Data listing
-------

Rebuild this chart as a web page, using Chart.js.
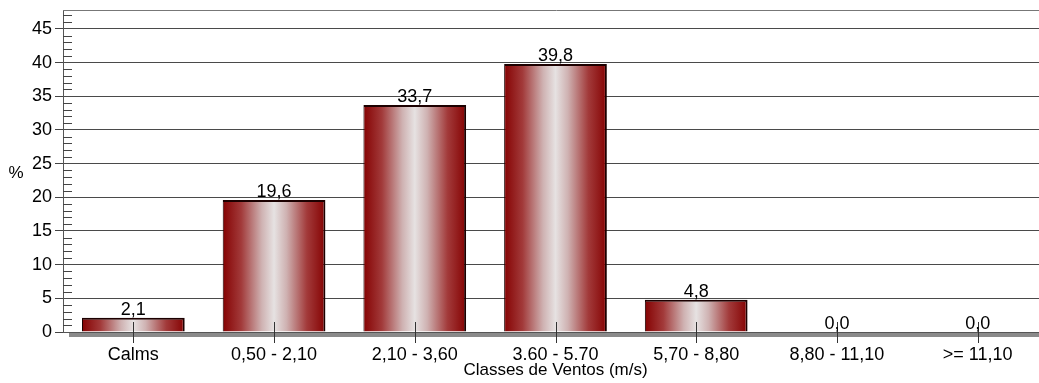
<!DOCTYPE html>
<html>
<head>
<meta charset="utf-8">
<script src="https://cdn.jsdelivr.net/npm/chart.js@4"></script>
<style>
  html, body { margin: 0; padding: 0; background: #fff; overflow: hidden; width: 1039px; height: 383px; }
  canvas { display: block; }
</style>
</head>
<body>
<canvas id="c" width="1050" height="383"></canvas>
<script>
// Wind speed class frequencies (%)
const categories = ['Calms', '0,50 - 2,10', '2,10 - 3,60', '3.60 - 5.70', '5,70 - 8,80', '8,80 - 11,10', '>= 11,10'];
const frequencies = [2.1, 19.6, 33.7, 39.8, 4.8, 0.0, 0.0];
const yTickStep = 5;
const yMax = 47.8;
const yAxisLabel = '%';
const xAxisLabel = 'Classes de Ventos (m/s)';

const FONT = '"Liberation Sans", Arial, sans-serif';
const BAR_PCT = 0.73;
const EDGE = '#860303';

function barGradient(c) {
  const chart = c.chart;
  const xs = chart.scales && chart.scales.x;
  if (!xs || c.dataIndex === undefined) return EDGE;
  const cx = xs.getPixelForValue(c.dataIndex);
  const half = xs.width / categories.length * BAR_PCT / 2;
  if (!isFinite(cx) || !isFinite(half) || half <= 0) return EDGE;
  const g = chart.ctx.createLinearGradient(cx - half, 0, cx + half, 0);
  g.addColorStop(0.00, '#850202');
  g.addColorStop(0.18, '#a23a3a');
  g.addColorStop(0.38, '#cfb2b2');
  g.addColorStop(0.50, '#e6e2e2');
  g.addColorStop(0.62, '#cfb2b2');
  g.addColorStop(0.82, '#a23a3a');
  g.addColorStop(1.00, '#850202');
  return g;
}

const decorations = {
  id: 'decorations',
  beforeDraw(chart) {
    const ctx = chart.ctx;
    ctx.save();
    ctx.fillStyle = '#fff';
    ctx.fillRect(0, 0, chart.width, chart.height);
    ctx.restore();
  },
  beforeDatasetsDraw(chart) {
    const { ctx, chartArea, scales } = chart;
    const ys = scales.y;
    ctx.save();
    // top frame line of the plot
    ctx.strokeStyle = '#777';
    ctx.lineWidth = 1;
    ctx.beginPath();
    ctx.moveTo(chartArea.left, Math.round(chartArea.top) + 0.5);
    ctx.lineTo(chart.width, Math.round(chartArea.top) + 0.5);
    ctx.stroke();
    // floor band under the category axis
    ctx.fillStyle = '#8a8a8a';
    ctx.fillRect(chartArea.left + 6, chartArea.bottom + 1, chart.width, 4);
    // minor ticks on the value axis
    ctx.strokeStyle = '#444';
    ctx.beginPath();
    for (let v = 1; v < yMax; v++) {
      if (v % yTickStep === 0) continue;
      const y = Math.round(ys.getPixelForValue(v)) + 0.5;
      ctx.moveTo(chartArea.left, y);
      ctx.lineTo(chartArea.left + 9, y);
    }
    ctx.stroke();
    ctx.restore();
  },
  afterDatasetsDraw(chart) {
    const { ctx, chartArea, scales } = chart;
    const xs = scales.x;
    ctx.save();
    // category tick marks crossing the axis
    ctx.strokeStyle = '#333';
    ctx.lineWidth = 1;
    ctx.beginPath();
    categories.forEach((_, i) => {
      const x = Math.round(xs.getPixelForTick(i)) + 0.5;
      ctx.moveTo(x, chartArea.bottom - 10);
      ctx.lineTo(x, chartArea.bottom + 11);
    });
    ctx.stroke();
    // value labels above bars
    const meta = chart.getDatasetMeta(0);
    ctx.fillStyle = '#000';
    ctx.font = '18px ' + FONT;
    ctx.textAlign = 'center';
    ctx.textBaseline = 'alphabetic';
    meta.data.forEach((bar, i) => {
      const txt = frequencies[i].toFixed(1).replace('.', ',');
      ctx.fillText(txt, bar.x, bar.y - 3);
    });
    // value axis label
    ctx.textAlign = 'center';
    ctx.textBaseline = 'middle';
    ctx.font = '17px ' + FONT;
    ctx.fillText(yAxisLabel, 16, 173);
    ctx.restore();
  }
};

new Chart(document.getElementById('c'), {
  type: 'bar',
  data: {
    labels: categories,
    datasets: [{
      data: frequencies,
      backgroundColor: barGradient,
      borderColor: '#1c0000',
      borderWidth: { top: 2, left: 1, right: 2, bottom: 0 },
      borderSkipped: 'bottom',
      barPercentage: BAR_PCT,
      categoryPercentage: 1.0
    }]
  },
  options: {
    responsive: false,
    animation: false,
    devicePixelRatio: 1,
    layout: { padding: { top: 10, right: 2, left: 0, bottom: 0 } },
    plugins: { legend: { display: false }, tooltip: { enabled: false }, title: { display: false } },
    scales: {
      x: {
        offset: true,
        grid: { display: true, drawOnChartArea: false, drawTicks: false },
        border: { display: true, color: '#555', width: 1 },
        ticks: { color: '#000', font: { family: FONT, size: 18 }, padding: 12, maxRotation: 0, autoSkip: false },
        title: { display: true, text: xAxisLabel, color: '#000', font: { family: FONT, size: 17 }, padding: { top: 0, bottom: 2 } },
        afterFit(scale) { scale.height = 51; }
      },
      y: {
        min: 0,
        max: yMax,
        ticks: {
          stepSize: yTickStep,
          includeBounds: false,
          color: '#000',
          font: { family: FONT, size: 18 },
          padding: 3
        },
        grid: {
          color: (c) => (c.tick && c.tick.value === 0 ? 'rgba(0,0,0,0)' : '#4a4a4a'),
          tickColor: '#444',
          tickLength: 8,
          lineWidth: 1
        },
        border: { display: true, color: '#555', width: 1 },
        afterFit(scale) {
          scale.width = 63;
          scale.paddingTop = 0;
          scale.paddingBottom = 0;
        }
      }
    }
  },
  plugins: [decorations]
});
</script>
</body>
</html>
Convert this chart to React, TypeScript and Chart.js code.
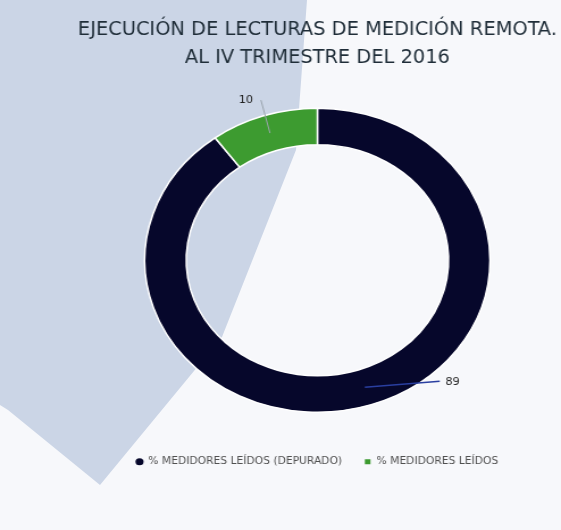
import React, { useEffect, useRef } from "react";
import { Chart, registerables } from "chart.js";

Chart.register(...registerables);

const titleLines = ["EJECUCIÓN DE LECTURAS DE MEDICIÓN REMOTA.", "AL IV TRIMESTRE DEL 2016"];
const categories = ["% MEDIDORES LEÍDOS (DEPURADO)", "% MEDIDORES LEÍDOS"];
const values = [89, 10];
const sliceColors = ["#06072b", "#3d9b30"];
const legendMarkers = ["circle", "rect"];

const FONT = '"Liberation Sans Narrow", "DejaVu Sans Condensed", "Liberation Sans", sans-serif';
const SX = 1.1356;
const W = 561;
const H = 530;

const leaderLabelPlugin = {
  id: "leaderLabels",
  afterDatasetsDraw(chart: any, _args: any, opts: any) {
    const meta = chart.getDatasetMeta(0);
    const ctx = chart.ctx;
    meta.data.forEach((arc: any, i: number) => {
      const p = arc.getProps(["x", "y", "startAngle", "endAngle", "innerRadius", "outerRadius"], true);
      const a = (p.startAngle + p.endAngle) / 2;
      const r = (p.innerRadius + p.outerRadius) / 2;
      const ax = p.x + Math.cos(a) * r;
      const ay = p.y + Math.sin(a) * r;
      const o = opts.leaders[i];
      const ex = ax + o.dx;
      const ey = ay + o.dy;
      ctx.save();
      ctx.strokeStyle = o.color;
      ctx.lineWidth = o.width;
      ctx.beginPath();
      ctx.moveTo(ax, ay);
      ctx.lineTo(ex, ey);
      ctx.stroke();
      ctx.fillStyle = opts.color;
      ctx.font = opts.font;
      ctx.textAlign = o.align;
      ctx.textBaseline = "middle";
      ctx.fillText(
        String(chart.data.datasets[0].data[i]),
        ex + (o.align === "left" ? o.gap : -o.gap),
        ey + o.ty
      );
      ctx.restore();
    });
  },
};

export default function App() {
  const canvasRef = useRef<HTMLCanvasElement | null>(null);

  useEffect(() => {
    if (!canvasRef.current) return;
    const chart = new Chart(canvasRef.current, {
      type: "doughnut",
      data: {
        labels: categories,
        datasets: [
          {
            data: values,
            backgroundColor: sliceColors,
            borderColor: "#ffffff",
            borderWidth: 1.5,
            radius: 152,
            cutout: "76%",
          } as any,
        ],
      },
      options: {
        animation: false,
        responsive: true,
        maintainAspectRatio: false,
        layout: { padding: { top: 8, bottom: 53, left: 65, right: 0 } },
        plugins: {
          title: {
            display: true,
            text: titleLines,
            color: "#1f2d38",
            font: { family: FONT, size: 19, weight: "normal", lineHeight: 1.47 },
            padding: { top: 8, bottom: 12 },
          },
          legend: {
            position: "bottom",
            labels: {
              color: "#505050",
              font: { family: FONT, size: 10.5 },
              usePointStyle: true,
              boxWidth: 5,
              boxHeight: 5,
              padding: 20,
              generateLabels: (chart: any) => {
                const ds = chart.data.datasets[0];
                return chart.data.labels.map((lab: string, i: number) => ({
                  text: lab,
                  fillStyle: ds.backgroundColor[i],
                  strokeStyle: ds.backgroundColor[i],
                  fontColor: "#505050",
                  lineWidth: 0,
                  pointStyle: legendMarkers[i],
                  hidden: !chart.getDataVisibility(i),
                  index: i,
                }));
              },
            },
          },
          tooltip: { enabled: false },
          leaderLabels: {
            color: "#222222",
            font: `11px ${FONT}`,
            leaders: [
              { dx: 66, dy: -6, color: "#2a3fa0", width: 1.5, align: "left", gap: 5, ty: 1 },
              { dx: -8, dy: -33, color: "#9aa4ad", width: 1, align: "right", gap: 7, ty: 0 },
            ],
          },
        } as any,
      },
      plugins: [leaderLabelPlugin],
    });
    return () => chart.destroy();
  }, []);

  return (
    <div style={{ position: "absolute", left: 0, top: 0, width: W, height: H, overflow: "hidden", background: "#f7f8fb" }}>
      <div
        style={{
          position: "absolute",
          left: 0,
          top: 0,
          width: W,
          height: H,
          background: "#cbd5e6",
          clipPath:
            "polygon(0px 0px, 307px 0px, 296px 150px, 222px 337px, 100px 485px, 8px 410px, 0px 405px)",
        }}
      />
      <div
        style={{
          position: "absolute",
          left: 0,
          top: 0,
          width: W / SX,
          height: H,
          transform: `scaleX(${SX})`,
          transformOrigin: "0 0",
        }}
      >
        <canvas ref={canvasRef} />
      </div>
    </div>
  );
}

-------

What is being asked
Return, unchanged, the lines from the first line of the material through the line that holds "const EDGE = '#860303';", inclusive, omitting pictures.

Result of this exercise
Rebuild this chart as a web page, using Chart.js.
<!DOCTYPE html>
<html>
<head>
<meta charset="utf-8">
<script src="https://cdn.jsdelivr.net/npm/chart.js@4"></script>
<style>
  html, body { margin: 0; padding: 0; background: #fff; overflow: hidden; width: 1039px; height: 383px; }
  canvas { display: block; }
</style>
</head>
<body>
<canvas id="c" width="1050" height="383"></canvas>
<script>
// Wind speed class frequencies (%)
const categories = ['Calms', '0,50 - 2,10', '2,10 - 3,60', '3.60 - 5.70', '5,70 - 8,80', '8,80 - 11,10', '>= 11,10'];
const frequencies = [2.1, 19.6, 33.7, 39.8, 4.8, 0.0, 0.0];
const yTickStep = 5;
const yMax = 47.8;
const yAxisLabel = '%';
const xAxisLabel = 'Classes de Ventos (m/s)';

const FONT = '"Liberation Sans", Arial, sans-serif';
const BAR_PCT = 0.73;
const EDGE = '#860303';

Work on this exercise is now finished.